普通にモニタを経由して、俺たちは多くの個性ってやつと向き合っていると思う。
大手の芸能事務所に所属しているタレントさん、アーティストさんもそうだし、ほとんど個人商店みたいな感じでタレント活動をしているヒトもいると思う。

そして、おそらくはその一人ひとりが自分の存在ってものをメディアって言う商品棚に乗っけることで価値を俺たちに届ける努力を惜しむことなく費やしていると思うんだ。

その意味では、いわゆる「芸能人」と呼ばれるヒトたちもYouTuberと呼ばれるヒトも同じ土俵に立っているって状況になっていると思う。

どうすれば「個性」ってものを際立たせることが出来るのか。
自分という個性の価値ってのは何なのか。

そんなある意味サディスティックと言えるような自己分析の繰り返しがあって、俺たちの手元にその存在感は届けられていると思うんだ。

ところが、当然といえば当然なんだけれど、それらの努力が実を結ぶとは限らない。
多くのヒトは一瞬メディアの中で輝きを放つことがあっても、その輝きを継続させることの難しさってのは想像に難くない。

これはどの業界でも同じことが言えるのかもしれないけれど、そんな努力をどんどん消費しては生み出してという繰り返しによって俺たちの生活ってのが成り立っているってことなんだよな。

作り出された「個性」

で、そんな消費サイクルに乗っかって作り上げられた「タレント」という存在が、完全に無から作り上げられるって言う状況を生み出す土壌ができつつあるってのがこのAIタレントによるCMが示しているものだって感じたんだよね。

何?今までだって「タレント」は作り上げられてきたじゃないかって?
いや、全く持ってその通りだと思うんだ。

世の中で求められている「タレント」が何なのかをリサーチして、その求められる肖像としてキャラクターを作り上げ、市場に放つ。

それは今までもされてきたことだってのは間違いないと思う。

その「タレント」ってものとモニタの向こう側にいる「そのヒト」という個人が持っている性質をマッチングさせるというのが今の一般的なタレントプロデュースってやつだと思うんだよ。

ところが、無からタレントを作り上げられるって技術はこの「プロデュース」って行為に求められる意味合いを変えるんじゃないか?

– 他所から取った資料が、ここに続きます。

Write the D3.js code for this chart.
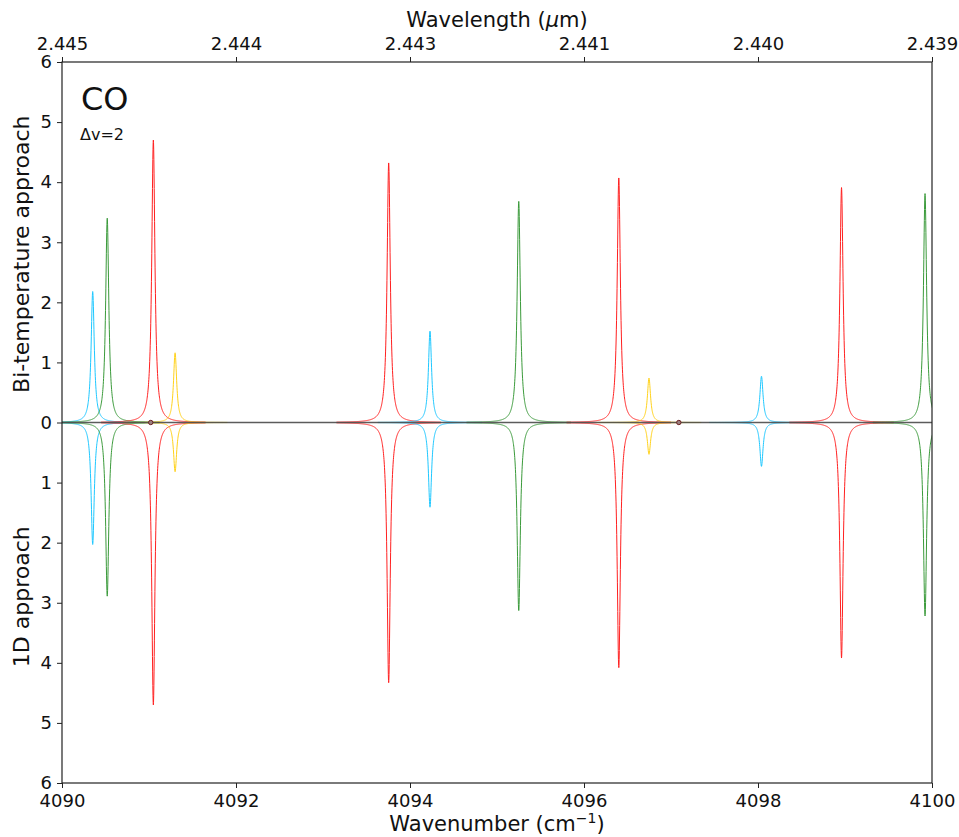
<!DOCTYPE html>
<html>
<head>
<meta charset="utf-8">
<script src="https://cdn.jsdelivr.net/npm/d3@7"></script>
<style>
  body { margin: 0; background: #fff; }
  text { font-family: "DejaVu Sans", sans-serif; fill: #111; }
</style>
</head>
<body>
<div id="container"></div>
<script>
const width = 959; // page size
const height = 837;
const marginLeft = 62;
const marginRight = 27;
const marginTop = 62;
const marginBottom = 54;

// line list (wavenumber in cm-1)
const lineCenters = [4090.353, 4090.52, 4091.05, 4091.30, 4093.755, 4094.23, 4095.25, 4096.40, 4096.747, 4098.04, 4098.96, 4099.92];
const lineColors = ["#1ec8ff", "#3a9a3a", "#ff2020", "#ffd21a", "#ff2020", "#1ec8ff", "#3a9a3a", "#ff2020", "#ffd21a", "#1ec8ff", "#ff2020", "#3a9a3a"];
// peak heights, upper panel (bi-temperature) and lower panel (1D)
const biTempHeights = [2.18, 3.40, 4.70, 1.16, 4.32, 1.52, 3.68, 4.07, 0.74, 0.77, 3.91, 3.81];
const oneDHeights = [2.03, 2.89, 4.70, 0.82, 4.33, 1.41, 3.13, 4.08, 0.53, 0.73, 3.92, 3.22];
const halfWidth = 0.022; // HWHM of each line, cm-1
// tiny lines of a weak species sitting on the baseline
const weakCenters = [4091.02, 4097.09];

const xTicks = [4090, 4092, 4094, 4096, 4098, 4100];
const yTicks = [-6, -5, -4, -3, -2, -1, 0, 1, 2, 3, 4, 5, 6];

const x = d3.scaleLinear()
  .domain([4090, 4100])
  .range([marginLeft, width - marginRight]);

const y = d3.scaleLinear()
  .domain([-6, 6])
  .range([height - marginBottom, marginTop]);

const svg = d3.select("div#container").append("svg")
  .attr("width", width)
  .attr("height", height)
  .attr("viewBox", [0, 0, width, height]);

svg.append("clipPath")
  .attr("id", "plotArea")
  .append("rect")
  .attr("x", marginLeft)
  .attr("y", marginTop)
  .attr("width", width - marginLeft - marginRight)
  .attr("height", height - marginTop - marginBottom);

// Lorentzian profile of one line, sampled around its centre
function profile(center, peak, sign) {
  const pts = d3.range(-0.6, 0.6001, 0.002).map(d => {
    const v = peak * halfWidth * halfWidth / (halfWidth * halfWidth + d * d);
    return [center + d, sign * v];
  });
  return pts;
}

const line = d3.line()
  .x(d => x(d[0]))
  .y(d => y(d[1]));

const curves = svg.append("g")
  .attr("clip-path", "url(#plotArea)")
  .attr("fill", "none")
  .attr("stroke-width", 1);

lineCenters.forEach((c, i) => {
  curves.append("path")
    .attr("d", line(profile(c, biTempHeights[i], 1)))
    .attr("stroke", lineColors[i]);
  curves.append("path")
    .attr("d", line(profile(c, oneDHeights[i], -1)))
    .attr("stroke", lineColors[i]);
});

// zero line, over the far wings
svg.append("line")
  .attr("x1", marginLeft)
  .attr("x2", width - marginRight)
  .attr("y1", y(0))
  .attr("y2", y(0))
  .attr("stroke", "#4a4a4a")
  .attr("stroke-opacity", 0.9)
  .attr("stroke-width", 1.6);

svg.append("g")
  .selectAll("circle")
  .data(weakCenters)
  .join("circle")
  .attr("cx", d => x(d))
  .attr("cy", y(0))
  .attr("r", 2.2)
  .attr("fill", "#9a8080")
  .attr("stroke", "#6a2020")
  .attr("stroke-width", 1);

// frame
svg.append("rect")
  .attr("x", marginLeft)
  .attr("y", marginTop)
  .attr("width", width - marginLeft - marginRight)
  .attr("height", height - marginTop - marginBottom)
  .attr("fill", "none")
  .attr("stroke", "#222")
  .attr("stroke-width", 1.2);

function styleAxis(g) {
  g.select(".domain").remove();
  g.selectAll(".tick line").attr("stroke", "#222").attr("stroke-width", 1);
  g.selectAll(".tick text")
    .attr("font-size", 18)
    .attr("font-family", "DejaVu Sans, sans-serif")
    .attr("fill", "#111");
}

// bottom axis: wavenumber
svg.append("g")
  .attr("transform", `translate(0,${height - marginBottom})`)
  .call(d3.axisBottom(x).tickValues(xTicks).tickFormat(d3.format("d")).tickSize(5).tickPadding(6))
  .call(styleAxis);

// top axis: wavelength in micron at the same positions
svg.append("g")
  .attr("transform", `translate(0,${marginTop})`)
  .call(d3.axisTop(x).tickValues(xTicks).tickFormat(d => d3.format(".3f")(1e4 / d)).tickSize(5).tickPadding(7))
  .call(styleAxis);

// left axis: absolute values on both halves
svg.append("g")
  .attr("transform", `translate(${marginLeft},0)`)
  .call(d3.axisLeft(y).tickValues(yTicks).tickFormat(d => Math.abs(d)).tickSize(5).tickPadding(5))
  .call(styleAxis);

// axis titles
const bottomTitle = svg.append("text")
  .attr("x", (marginLeft + width - marginRight) / 2)
  .attr("y", 831)
  .attr("text-anchor", "middle")
  .attr("font-size", 21);
bottomTitle.append("tspan").text("Wavenumber (cm");
bottomTitle.append("tspan").attr("dy", -8).attr("font-size", 14).text("−1");
bottomTitle.append("tspan").attr("dy", 8).text(")");

const topTitle = svg.append("text")
  .attr("x", (marginLeft + width - marginRight) / 2)
  .attr("y", 27)
  .attr("text-anchor", "middle")
  .attr("font-size", 21);
topTitle.append("tspan").text("Wavelength (");
topTitle.append("tspan").attr("font-style", "italic").text("μ");
topTitle.append("tspan").text("m)");

svg.append("text")
  .attr("transform", `translate(29,${y(3) + 12}) rotate(-90)`)
  .attr("text-anchor", "middle")
  .attr("font-size", 22)
  .text("Bi-temperature approach");

svg.append("text")
  .attr("transform", `translate(29,${y(-3) - 6}) rotate(-90)`)
  .attr("text-anchor", "middle")
  .attr("font-size", 22)
  .text("1D approach");

svg.append("text")
  .attr("x", 81)
  .attr("y", 110)
  .attr("font-size", 32)
  .text("CO");

svg.append("text")
  .attr("x", 80)
  .attr("y", 140)
  .attr("font-size", 16)
  .text("Δv=2");
</script>
</body>
</html>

つまりは求められているものを「どう表現するのか」という制作活動としてのプロデュースって意味合いがデカくなっていくことになると思えるじゃんか。

アニメを用いたCM

でも考えてみると、こういう無から作り上げられたキャラクターを俺たちはすでに消費しているんだよな。

アニメとかでね。

例えばこんなCMあったじゃん。

このCMでは一人の女性の人生みたいなものがこの短い時間の中に濃縮されて表現されている。
しかも声を一言も発することなくだ。
それでも俺たちはこの「女性」の人生ってやつに惹き込まれていく作りになっていると思うんだよな。

アニメと言うある種の記号のようなキャラクター表現ってのがそのキャラクターを受け入れる土壌になっているとも考えられるんだけれど、逆に言えばそう言う土壌が日本という環境にはすでにあるってことなんだよな。

そう考えてみた上で、伊藤園のAIタレントを眺めてみる。

今のところ、年齢を重ねて行くというモチーフはディズニーランドのCMと同じかもしれないけれど、作品としてのクオリティにはまだまだ改善の余地が感じられる状況だと思う。

逆に言えばもっと多くの物語をその先に作り込めるってことなんだよな。

なあ、あんたはどう思う?

俺たちが今まで消費してきた「タレント」の意味が変容しつつあるって感じたりするかい?